March 01, 2013

Happy heart day to Rik

Today is the eleventh anniversary of Rik's open heart surgery.

Rik was born with an abnormally narrow aortic valve. It was diagnosed when he was only a few days old. Throughout his childhood, Rik had many tests to determine how well his heart functioned. He remembers being told before one exam that he had to hold very still, because he was about to receive "astronaut training." (W                                       hat nine-year-old wouldn't want to cooperate with that in mind!)

Rik's doctors told him that by the time he was 40, he'd need to have that aortic valve replaced. In the meantime, he lived a normal life growing up in Montreal. The only sport he was forbidden from playing was football, and those of you who've seen him skate know he's a wizard on the ice.

Eleven years ago, Rik was diagnosed with a hernia. As part of the prep, he had to undergo some heart tests. Lo and behold, the valve was finally narrow enough that it needed replacement. No, it couldn't wait until the end of the school year -- it had to be done NOW.

March 1, 2002 was a scary day for our family. Of course, there was also a lot of joking about how long it would take the orderly to shave his hairy chest. The procedure took many hours while Rik's parents and I waited. Our friends C & M brought Shabbat dinner for us to eat. As I recall, we only received one notification from the OR, when he had been taken off the heart-lung machine. Once the surgery was over and Rik was in the ICU, we were able to visit him for a few minutes each hour. But the next morning, when we returned, he was sitting up and eating oatmeal for breakfast!

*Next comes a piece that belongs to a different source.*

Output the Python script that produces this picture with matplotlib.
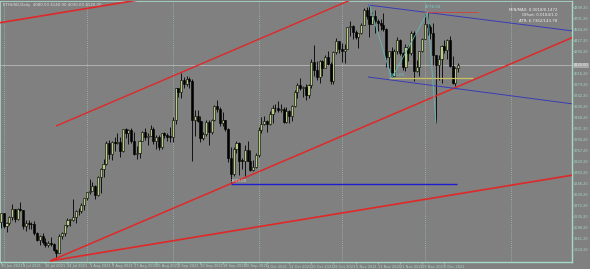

Rik had a good recovery and he is more active than ever. He still out-skates everyone else and our friends' kids have fun chasing him around the ice rink. The titanium valve is in good shape and if I lean on his chest, I can hear it ticking away.

1 comment:

  1. bjohanna7:52 PM

    Glad you had good medical care as a child. Glad Seattle doctors knew when it was time. Glad the surgery went well. Glad we know you.